STATED GOAL
Don't include pictures. Quote the lines below from the first through the line that contains "const tuvApproval = partNumbers.map(()".

DATA SHOWN
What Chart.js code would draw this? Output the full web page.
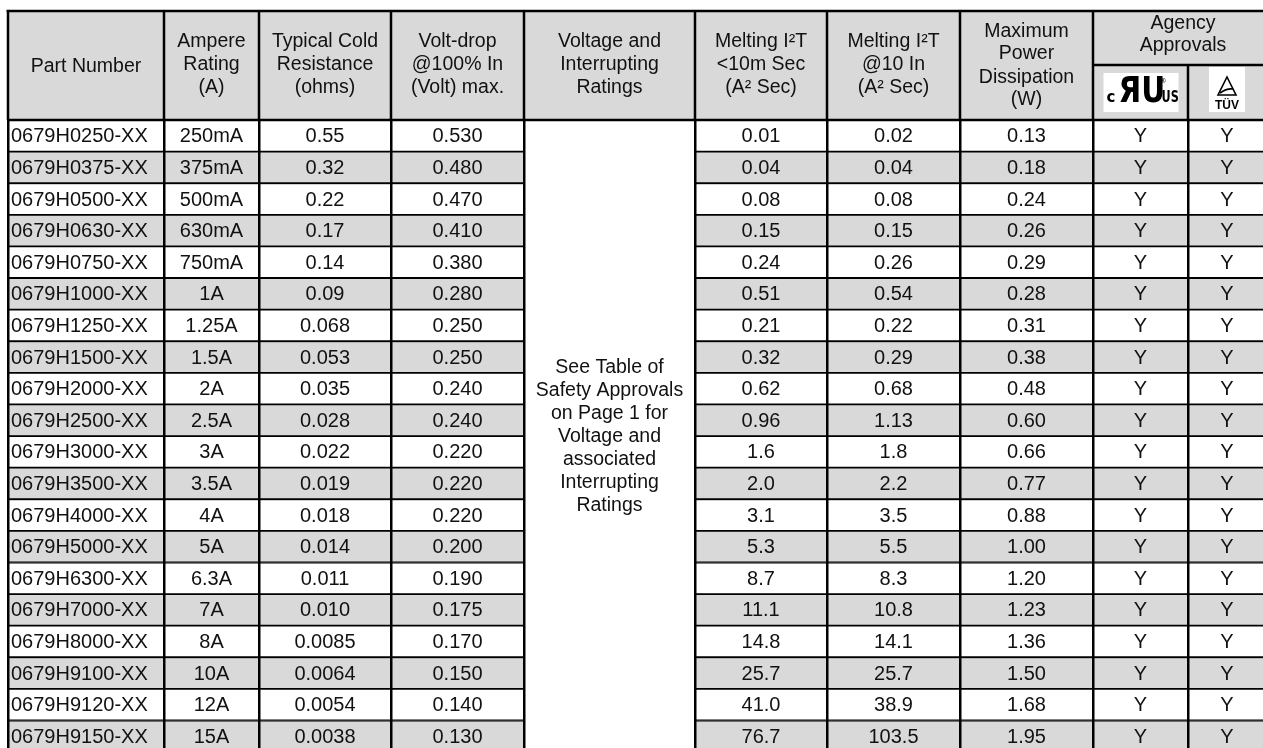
<!DOCTYPE html>
<html>
<head>
<meta charset="utf-8">
<script src="https://cdn.jsdelivr.net/npm/chart.js@4.4.1/dist/chart.umd.min.js"></script>
<style>
  html, body { margin: 0; padding: 0; background: #fff; }
  #wrap { width: 1263px; height: 748px; }
</style>
</head>
<body>
<div id="wrap"><canvas id="fuseTable" width="1263" height="748"></canvas></div>
<script>
// dados da tabela
const partNumbers = ['0679H0250-XX', '0679H0375-XX', '0679H0500-XX', '0679H0630-XX', '0679H0750-XX',
  '0679H1000-XX', '0679H1250-XX', '0679H1500-XX', '0679H2000-XX', '0679H2500-XX',
  '0679H3000-XX', '0679H3500-XX', '0679H4000-XX', '0679H5000-XX', '0679H6300-XX',
  '0679H7000-XX', '0679H8000-XX', '0679H9100-XX', '0679H9120-XX', '0679H9150-XX'];
const ampereRatings = ['250mA', '375mA', '500mA', '630mA', '750mA', '1A', '1.25A', '1.5A', '2A', '2.5A',
  '3A', '3.5A', '4A', '5A', '6.3A', '7A', '8A', '10A', '12A', '15A'];
const coldResistance = ['0.55', '0.32', '0.22', '0.17', '0.14', '0.09', '0.068', '0.053', '0.035', '0.028',
  '0.022', '0.019', '0.018', '0.014', '0.011', '0.010', '0.0085', '0.0064', '0.0054', '0.0038'];
const voltDrop = ['0.530', '0.480', '0.470', '0.410', '0.380', '0.280', '0.250', '0.250', '0.240', '0.240',
  '0.220', '0.220', '0.220', '0.200', '0.190', '0.175', '0.170', '0.150', '0.140', '0.130'];
const meltingShort = ['0.01', '0.04', '0.08', '0.15', '0.24', '0.51', '0.21', '0.32', '0.62', '0.96',
  '1.6', '2.0', '3.1', '5.3', '8.7', '11.1', '14.8', '25.7', '41.0', '76.7'];
const melting10In = ['0.02', '0.04', '0.08', '0.15', '0.26', '0.54', '0.22', '0.29', '0.68', '1.13',
  '1.8', '2.2', '3.5', '5.5', '8.3', '10.8', '14.1', '25.7', '38.9', '103.5'];
const maxPower = ['0.13', '0.18', '0.24', '0.26', '0.29', '0.28', '0.31', '0.38', '0.48', '0.60',
  '0.66', '0.77', '0.88', '1.00', '1.20', '1.23', '1.36', '1.50', '1.68', '1.95'];
const ulApproval = partNumbers.map(() => 'Y');
const tuvApproval = partNumbers.map(() => 'Y');

const headerLines = [
  ['Part Number'],
  ['Ampere', 'Rating', '(A)'],
  ['Typical Cold', 'Resistance', '(ohms)'],
  ['Volt-drop', '@100% In', '(Volt) max.'],
  ['Voltage and', 'Interrupting', 'Ratings'],
  ['Melting I²T', '<10m Sec', '(A² Sec)'],
  ['Melting I²T', '@10 In', '(A² Sec)'],
  ['Maximum', 'Power', 'Dissipation', '(W)']
];
const agencyTitle = ['Agency', 'Approvals'];
const mergedNote = ['See Table of', 'Safety Approvals', 'on Page 1 for', 'Voltage and', 'associated', 'Interrupting', 'Ratings'];

// layout (bordas das colunas em unidades do eixo x)
const colEdges = [8, 164, 259, 391, 524, 695, 827, 960, 1093, 1188, 1266];
const MERGED_COL = 4;
const AGENCY_CENTER = 1183;
const HEADER_TOP = 11, HEADER_BOTTOM = 120, SUBHEADER_Y = 65;
const GRAY = '#d9d9d9';
const INK = '#111';
const FONT = '"Liberation Sans", Arial, sans-serif';

// colunas de texto por linha (índice da coluna -> array)
const rowColumns = [
  [0, partNumbers], [1, ampereRatings], [2, coldResistance], [3, voltDrop],
  [5, meltingShort], [6, melting10In], [7, maxPower], [8, ulApproval], [9, tuvApproval]
];

function colCenter(c) { return (colEdges[c] + colEdges[c + 1]) / 2; }

const rowBg = ctx => (ctx.dataIndex % 2 ? GRAY : '#ffffff');
const rowBorder = { top: 1.25, bottom: 1.25, left: 0, right: 0 };

// texto das células
const cellTextPlugin = {
  id: 'cellText',
  afterDatasetsDraw(chart) {
    const { ctx, scales: { x, y } } = chart;
    ctx.save();
    ctx.fillStyle = INK;
    ctx.textBaseline = 'middle';
    ctx.font = '20px ' + FONT;
    partNumbers.forEach((_, i) => {
      const py = y.getPixelForValue(i + 0.5) + 1;
      rowColumns.forEach(([c, arr]) => {
        if (c === 0) {
          ctx.textAlign = 'left';
          ctx.fillText(arr[i], x.getPixelForValue(colEdges[0]) + 3, py);
        } else {
          ctx.textAlign = 'center';
          ctx.fillText(arr[i], x.getPixelForValue(colCenter(c)), py);
        }
      });
    });
    // nota da coluna mesclada
    ctx.textAlign = 'center';
    ctx.font = '19.5px ' + FONT;
    const midY = y.getPixelForValue(partNumbers.length / 2);
    const lh = 23;
    mergedNote.forEach((t, k) => {
      ctx.fillText(t, x.getPixelForValue(colCenter(MERGED_COL)), midY + (k - (mergedNote.length - 1) / 2) * lh + 1);
    });
    ctx.restore();
  }
};

function drawUL(ctx, cx) {
  ctx.fillStyle = '#fff';
  ctx.fillRect(cx - 37, 73, 75, 39);
  ctx.fillStyle = '#000';
  ctx.textAlign = 'left';
  ctx.textBaseline = 'alphabetic';
  ctx.font = 'bold 15px "DejaVu Sans"';
  ctx.fillText('c', cx - 34, 102);
  ctx.save();
  ctx.translate(cx - 22, 102);
  ctx.scale(0.82, 1);
  ctx.font = 'bold 36px "DejaVu Sans"';
  ctx.fillText('ЯU', 0, 0);
  ctx.restore();
  ctx.font = '7px "DejaVu Sans"';
  ctx.fillText('®', cx + 19, 83);
  ctx.save();
  ctx.translate(cx + 21, 102);
  ctx.scale(0.75, 1);
  ctx.font = 'bold 15px "DejaVu Sans"';
  ctx.fillText('US', 0, 0);
  ctx.restore();
}

function drawTUV(ctx, cx) {
  ctx.fillStyle = '#fff';
  ctx.fillRect(cx - 18, 67, 36, 45);
  ctx.strokeStyle = '#000';
  ctx.lineWidth = 1.6;
  ctx.beginPath();
  ctx.moveTo(cx, 77);
  ctx.lineTo(cx + 9, 95);
  ctx.lineTo(cx - 9, 95);
  ctx.closePath();
  ctx.stroke();
  ctx.beginPath();
  ctx.moveTo(cx - 7, 93);
  ctx.quadraticCurveTo(cx, 88, cx + 6, 89);
  ctx.stroke();
  ctx.fillStyle = '#000';
  ctx.textAlign = 'center';
  ctx.textBaseline = 'alphabetic';
  ctx.font = 'bold 12px "Liberation Sans"';
  ctx.fillText('TÜV', cx, 109);
}

// cabeçalho acima da área do gráfico
const headerPlugin = {
  id: 'tableHeader',
  afterDraw(chart) {
    const { ctx, scales: { x } } = chart;
    const px = v => x.getPixelForValue(v);
    const left = px(colEdges[0]);
    const right = px(colEdges[colEdges.length - 1]);
    ctx.save();
    ctx.fillStyle = GRAY;
    ctx.fillRect(left, HEADER_TOP, right - left, HEADER_BOTTOM - HEADER_TOP);

    // texto
    ctx.fillStyle = INK;
    ctx.textAlign = 'center';
    ctx.textBaseline = 'middle';
    ctx.font = '19.5px ' + FONT;
    const linesY = {
      1: [67],
      3: [42, 65, 88],
      4: [32, 54, 78, 100]
    };
    headerLines.forEach((lines, c) => {
      lines.forEach((t, k) => ctx.fillText(t, px(colCenter(c)), linesY[lines.length][k]));
    });
    ctx.fillText(agencyTitle[0], px(AGENCY_CENTER), 24);
    ctx.fillText(agencyTitle[1], px(AGENCY_CENTER), 46);

    drawUL(ctx, px(colCenter(8)));
    drawTUV(ctx, px(colCenter(9)));

    // linhas
    ctx.strokeStyle = '#000';
    ctx.lineWidth = 2.5;
    ctx.beginPath();
    ctx.moveTo(left - 1.5, HEADER_TOP); ctx.lineTo(right, HEADER_TOP);
    ctx.moveTo(left, HEADER_BOTTOM); ctx.lineTo(right, HEADER_BOTTOM);
    ctx.moveTo(px(colEdges[8]), SUBHEADER_Y); ctx.lineTo(right, SUBHEADER_Y);
    colEdges.forEach((e, c) => {
      const top = c === 9 ? SUBHEADER_Y : HEADER_TOP;
      ctx.moveTo(px(e), top); ctx.lineTo(px(e), HEADER_BOTTOM);
    });
    ctx.stroke();
    ctx.restore();
  }
};

const leftCells = partNumbers.map((_, i) => ({ x: [colEdges[0], colEdges[MERGED_COL]], y: i + 0.5 }));
const rightCells = partNumbers.map((_, i) => ({ x: [colEdges[MERGED_COL + 1], colEdges[colEdges.length - 1]], y: i + 0.5 }));

const cellStyle = {
  backgroundColor: rowBg, borderColor: '#000', borderWidth: rowBorder, borderSkipped: false,
  barPercentage: 1, categoryPercentage: 1, grouped: false
};

new Chart(document.getElementById('fuseTable'), {
  type: 'bar',
  data: {
    datasets: [
      { data: leftCells, ...cellStyle },
      { data: rightCells, ...cellStyle }
    ]
  },
  options: {
    responsive: false,
    animation: false,
    indexAxis: 'y',
    layout: { padding: { top: HEADER_BOTTOM, left: 0, right: 0, bottom: 0 } },
    plugins: { legend: { display: false }, tooltip: { enabled: false } },
    scales: {
      x: {
        type: 'linear', position: 'top', min: 0, max: 1263,
        afterBuildTicks: axis => { axis.ticks = colEdges.map(v => ({ value: v })); },
        ticks: { display: false },
        grid: { color: '#000', lineWidth: 2.5, drawTicks: false, z: 1 },
        border: { display: false }
      },
      y: {
        type: 'linear', reverse: true, min: 0, max: 19.87, offset: false,
        display: false
      }
    }
  },
  plugins: [cellTextPlugin, headerPlugin]
});
</script>
</body>
</html>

EXPECTED ANSWER
What Chart.js code would draw this? Output the full web page.
<!DOCTYPE html>
<html>
<head>
<meta charset="utf-8">
<script src="https://cdn.jsdelivr.net/npm/chart.js@4.4.1/dist/chart.umd.min.js"></script>
<style>
  html, body { margin: 0; padding: 0; background: #fff; }
  #wrap { width: 1263px; height: 748px; }
</style>
</head>
<body>
<div id="wrap"><canvas id="fuseTable" width="1263" height="748"></canvas></div>
<script>
// dados da tabela
const partNumbers = ['0679H0250-XX', '0679H0375-XX', '0679H0500-XX', '0679H0630-XX', '0679H0750-XX',
  '0679H1000-XX', '0679H1250-XX', '0679H1500-XX', '0679H2000-XX', '0679H2500-XX',
  '0679H3000-XX', '0679H3500-XX', '0679H4000-XX', '0679H5000-XX', '0679H6300-XX',
  '0679H7000-XX', '0679H8000-XX', '0679H9100-XX', '0679H9120-XX', '0679H9150-XX'];
const ampereRatings = ['250mA', '375mA', '500mA', '630mA', '750mA', '1A', '1.25A', '1.5A', '2A', '2.5A',
  '3A', '3.5A', '4A', '5A', '6.3A', '7A', '8A', '10A', '12A', '15A'];
const coldResistance = ['0.55', '0.32', '0.22', '0.17', '0.14', '0.09', '0.068', '0.053', '0.035', '0.028',
  '0.022', '0.019', '0.018', '0.014', '0.011', '0.010', '0.0085', '0.0064', '0.0054', '0.0038'];
const voltDrop = ['0.530', '0.480', '0.470', '0.410', '0.380', '0.280', '0.250', '0.250', '0.240', '0.240',
  '0.220', '0.220', '0.220', '0.200', '0.190', '0.175', '0.170', '0.150', '0.140', '0.130'];
const meltingShort = ['0.01', '0.04', '0.08', '0.15', '0.24', '0.51', '0.21', '0.32', '0.62', '0.96',
  '1.6', '2.0', '3.1', '5.3', '8.7', '11.1', '14.8', '25.7', '41.0', '76.7'];
const melting10In = ['0.02', '0.04', '0.08', '0.15', '0.26', '0.54', '0.22', '0.29', '0.68', '1.13',
  '1.8', '2.2', '3.5', '5.5', '8.3', '10.8', '14.1', '25.7', '38.9', '103.5'];
const maxPower = ['0.13', '0.18', '0.24', '0.26', '0.29', '0.28', '0.31', '0.38', '0.48', '0.60',
  '0.66', '0.77', '0.88', '1.00', '1.20', '1.23', '1.36', '1.50', '1.68', '1.95'];
const ulApproval = partNumbers.map(() => 'Y');
const tuvApproval = partNumbers.map(() => 'Y');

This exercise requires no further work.